DETROIT — Chrysler on Thursday said it earned $473 million in the first quarter, exceeding its profit for all of 2011 in just three months as its global sales rose 33 percent.
The profit, the largest in any quarter since the carmaker’s 2009 bankruptcy, was more than quadruple that of the same period a year ago, when it earned $116 million. Revenue increased 25 percent, to $16.4 billion.
“Another positive quarter — built on sales gains that have surpassed the industry average — is affirmation that the Chrysler team is maintaining its focus,” said Chrysler’s chief executive, Sergio Marchionne, in a statement.
Chrysler’s results caused Fiat’s first-quarter profit to more than triple, to 104 million euros ($137 million) from 29 million euros ($38 million) a year ago.

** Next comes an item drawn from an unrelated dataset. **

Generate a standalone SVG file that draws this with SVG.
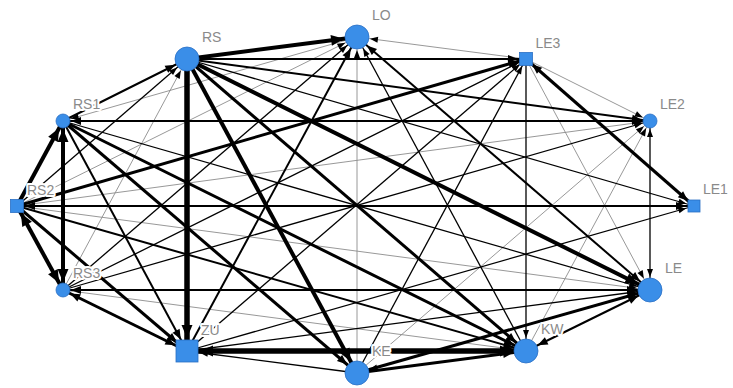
<svg xmlns="http://www.w3.org/2000/svg" width="733" height="388" viewBox="0 0 733 388">
<style>
.e{stroke:#000;fill:none}
.g{stroke:#8c8c8c;stroke-width:0.9}
.w1{stroke-width:1.3}
.w2{stroke-width:2}
.w3{stroke-width:3}
.w4{stroke-width:4}
.w5{stroke-width:5.5}
.n{fill:#3a8ee8;stroke:#2a6fc4;stroke-width:0.8}
.l{font-family:"Liberation Sans",Arial,sans-serif;font-size:14px;fill:#8a8a8a;stroke:#fff;stroke-width:4;stroke-linejoin:round;paint-order:stroke}
</style>
<defs>
<marker id="bS" markerUnits="userSpaceOnUse" orient="auto-start-reverse" refX="0" refY="0" markerWidth="40" markerHeight="20" viewBox="-40 -10 40 20" overflow="visible"><path d="M-13,0 L-21,-3 L-21,3Z"/></marker>
<marker id="bM" markerUnits="userSpaceOnUse" orient="auto-start-reverse" refX="0" refY="0" markerWidth="40" markerHeight="20" viewBox="-40 -10 40 20" overflow="visible"><path d="M-13,0 L-23,-4 L-23,4Z"/></marker>
<marker id="bL" markerUnits="userSpaceOnUse" orient="auto-start-reverse" refX="0" refY="0" markerWidth="40" markerHeight="20" viewBox="-40 -10 40 20" overflow="visible"><path d="M-13,0 L-26,-5.5 L-26,5.5Z"/></marker>
<marker id="sS" markerUnits="userSpaceOnUse" orient="auto-start-reverse" refX="0" refY="0" markerWidth="40" markerHeight="20" viewBox="-40 -10 40 20" overflow="visible"><path d="M-8,0 L-16,-3 L-16,3Z"/></marker>
<marker id="sM" markerUnits="userSpaceOnUse" orient="auto-start-reverse" refX="0" refY="0" markerWidth="40" markerHeight="20" viewBox="-40 -10 40 20" overflow="visible"><path d="M-8,0 L-18,-4 L-18,4Z"/></marker>
<marker id="sL" markerUnits="userSpaceOnUse" orient="auto-start-reverse" refX="0" refY="0" markerWidth="40" markerHeight="20" viewBox="-40 -10 40 20" overflow="visible"><path d="M-8,0 L-21,-5.5 L-21,5.5Z"/></marker>
</defs>
<rect width="733" height="388" fill="#fff"/>
<g id="connectors" class="e">
<line class="g" x1="526" y1="59" x2="357" y2="37" marker-end="url(#bS)"/>
<line class="g" x1="357" y1="373" x2="357" y2="37" marker-end="url(#bS)"/>
<line class="g" x1="63" y1="290" x2="187" y2="59" marker-end="url(#bS)"/>
<line class="g" x1="17" y1="206" x2="357" y2="37" marker-end="url(#bS)"/>
<line class="g" x1="357" y1="37" x2="63" y2="121" marker-end="url(#sS)"/>
<line class="g" x1="526" y1="59" x2="650" y2="121" marker-end="url(#sS)"/>
<line class="g" x1="526" y1="59" x2="650" y2="290" marker-end="url(#bS)"/>
<line class="g" x1="17" y1="206" x2="650" y2="121" marker-end="url(#sS)"/>
<line class="g" x1="526" y1="351" x2="650" y2="121" marker-end="url(#sS)"/>
<line class="g" x1="357" y1="373" x2="650" y2="121" marker-end="url(#sS)"/>
<line class="g" x1="17" y1="206" x2="650" y2="290" marker-end="url(#bS)"/>
<line class="g" x1="63" y1="290" x2="526" y2="351" marker-end="url(#bS)"/>
<line class="w1" x1="187" y1="59" x2="694" y2="206" marker-end="url(#sS)"/>
<line class="w1" x1="17" y1="206" x2="187" y2="59" marker-end="url(#bS)"/>
<line class="w1" x1="526" y1="351" x2="357" y2="37" marker-end="url(#bS)"/>
<line class="w1" x1="63" y1="290" x2="357" y2="37" marker-end="url(#bS)"/>
<line class="w1" x1="63" y1="290" x2="526" y2="59" marker-end="url(#sS)"/>
<line class="w1" x1="357" y1="373" x2="526" y2="59" marker-end="url(#sS)"/>
<line class="w1" x1="187" y1="351" x2="526" y2="59" marker-end="url(#sS)"/>
<line class="w1" x1="526" y1="59" x2="526" y2="351" marker-end="url(#bS)"/>
<line class="w1" x1="63" y1="290" x2="650" y2="121" marker-end="url(#sS)"/>
<line class="w1" x1="650" y1="121" x2="650" y2="290" marker-start="url(#sS)" marker-end="url(#bS)"/>
<line class="w1" x1="187" y1="351" x2="694" y2="206" marker-end="url(#sS)"/>
<line class="w1" x1="187" y1="351" x2="650" y2="290" marker-end="url(#bS)"/>
<line class="w1" x1="63" y1="121" x2="650" y2="290" marker-end="url(#bS)"/>
<line class="w1" x1="650" y1="290" x2="357" y2="373" marker-end="url(#bS)"/>
<line class="w1" x1="357" y1="373" x2="187" y2="351" marker-end="url(#bS)"/>
<line class="w2" x1="187" y1="59" x2="526" y2="59" marker-end="url(#sM)"/>
<line class="w2" x1="187" y1="59" x2="650" y2="121" marker-end="url(#sM)"/>
<line class="w2" x1="63" y1="121" x2="187" y2="59" marker-end="url(#bM)"/>
<line class="w2" x1="187" y1="351" x2="357" y2="37" marker-end="url(#bM)"/>
<line class="w2" x1="357" y1="37" x2="650" y2="290" marker-start="url(#bM)" marker-end="url(#bM)"/>
<line class="w2" x1="63" y1="121" x2="650" y2="121" marker-start="url(#sM)" marker-end="url(#sM)"/>
<line class="w2" x1="17" y1="206" x2="694" y2="206" marker-start="url(#sM)" marker-end="url(#sM)"/>
<line class="w2" x1="63" y1="290" x2="650" y2="290" marker-start="url(#sM)" marker-end="url(#bM)"/>
<line class="w2" x1="526" y1="351" x2="650" y2="290" marker-start="url(#bM)" marker-end="url(#bM)"/>
<line class="w2" x1="17" y1="206" x2="526" y2="351" marker-end="url(#bM)"/>
<line class="w2" x1="63" y1="121" x2="187" y2="351" marker-end="url(#bM)"/>
<line class="w3" x1="187" y1="59" x2="526" y2="351" marker-end="url(#bM)"/>
<line class="w3" x1="17" y1="206" x2="526" y2="59" marker-end="url(#sM)"/>
<line class="w3" x1="526" y1="59" x2="694" y2="206" marker-start="url(#sM)" marker-end="url(#sM)"/>
<line class="w3" x1="357" y1="373" x2="650" y2="290" marker-end="url(#bM)"/>
<line class="w3" x1="357" y1="373" x2="526" y2="351" marker-end="url(#bM)"/>
<line class="w3" x1="63" y1="121" x2="526" y2="351" marker-end="url(#bM)"/>
<line class="w3" x1="63" y1="121" x2="357" y2="373" marker-end="url(#bM)"/>
<line class="w3" x1="17" y1="206" x2="187" y2="351" marker-end="url(#bM)"/>
<line class="w3" x1="63" y1="290" x2="187" y2="351" marker-start="url(#sM)" marker-end="url(#bM)"/>
<line class="w4" x1="187" y1="59" x2="357" y2="37" marker-end="url(#bL)"/>
<line class="w4" x1="187" y1="59" x2="650" y2="290" marker-end="url(#bL)"/>
<line class="w4" x1="187" y1="59" x2="357" y2="373" marker-end="url(#bL)"/>
<line class="w4" x1="63" y1="121" x2="63" y2="290" marker-start="url(#sL)" marker-end="url(#sL)"/>
<line class="w4" x1="17" y1="206" x2="63" y2="121" marker-end="url(#sL)"/>
<line class="w4" x1="17" y1="206" x2="63" y2="290" marker-start="url(#sL)" marker-end="url(#sL)"/>
<line class="w5" x1="187" y1="59" x2="187" y2="351" marker-end="url(#bL)"/>
<line class="w5" x1="187" y1="351" x2="526" y2="351" marker-start="url(#bL)" marker-end="url(#bL)"/>
</g>
<g id="node-RS"><circle class="n" cx="187" cy="59" r="12"/><text class="l" x="202" y="42">RS</text></g>
<g id="node-LO"><circle class="n" cx="357" cy="37" r="12"/><text class="l" x="372" y="20">LO</text></g>
<g id="node-LE3"><rect class="n" x="519.5" y="52.5" width="13" height="13"/><text class="l" x="535.5" y="48">LE3</text></g>
<g id="node-RS1"><circle class="n" cx="63" cy="121" r="7"/><text class="l" x="73" y="109">RS1</text></g>
<g id="node-LE2"><circle class="n" cx="650" cy="121" r="7"/><text class="l" x="660" y="109">LE2</text></g>
<g id="node-RS2"><rect class="n" x="10.5" y="199.5" width="13" height="13"/><text class="l" x="27" y="195">RS2</text></g>
<g id="node-LE1"><rect class="n" x="688" y="200" width="12" height="12"/><text class="l" x="703" y="194">LE1</text></g>
<g id="node-RS3"><circle class="n" cx="63" cy="290" r="7"/><text class="l" x="73" y="278">RS3</text></g>
<g id="node-LE"><circle class="n" cx="650" cy="290" r="12"/><text class="l" x="665" y="273">LE</text></g>
<g id="node-ZU"><rect class="n" x="176" y="340" width="22" height="22"/><text class="l" x="201" y="335">ZU</text></g>
<g id="node-KE"><circle class="n" cx="357" cy="373" r="12"/><text class="l" x="372" y="356">KE</text></g>
<g id="node-KW"><circle class="n" cx="526" cy="351" r="12"/><text class="l" x="541" y="334">KW</text></g>
</svg>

Fiat, which owns 58.5 percent of Chrysler, lost 207 million euros ($274 million) in Europe as sales there dropped amid the region’s economic struggles, but it was profitable in all other regions.
Fiat’s woes in Europe mean it would be losing money without Chrysler, only a few years after Fiat kept Chrysler from going out of business.
After being largely written off by many industry observers, Chrysler has steadily improved its finances by overhauling a large portion of its product lineup and using creative, high-profile advertising to attract new customers.
Its market share in the United States jumped two percentage points in the first quarter, to 11.2 percent. Sales at U.S. dealerships increased 39 percent, with passenger-car deliveries up 89 percent, versus an 11 percent gain for the rest of the industry. In Canada, Chrysler surged ahead of General Motors and the Ford Motor Co. to become that country’s top-selling carmaker for the first time.
The company said it was on track to achieve previously announced full-year targets of about $1.5 billion in net income and $65 billion in revenue. The goals compare to 2011 net income of $183 million and revenue of $55 billion. It said free cash flow in the first quarter was $1.7 billion, which is already more than its target for all of 2012.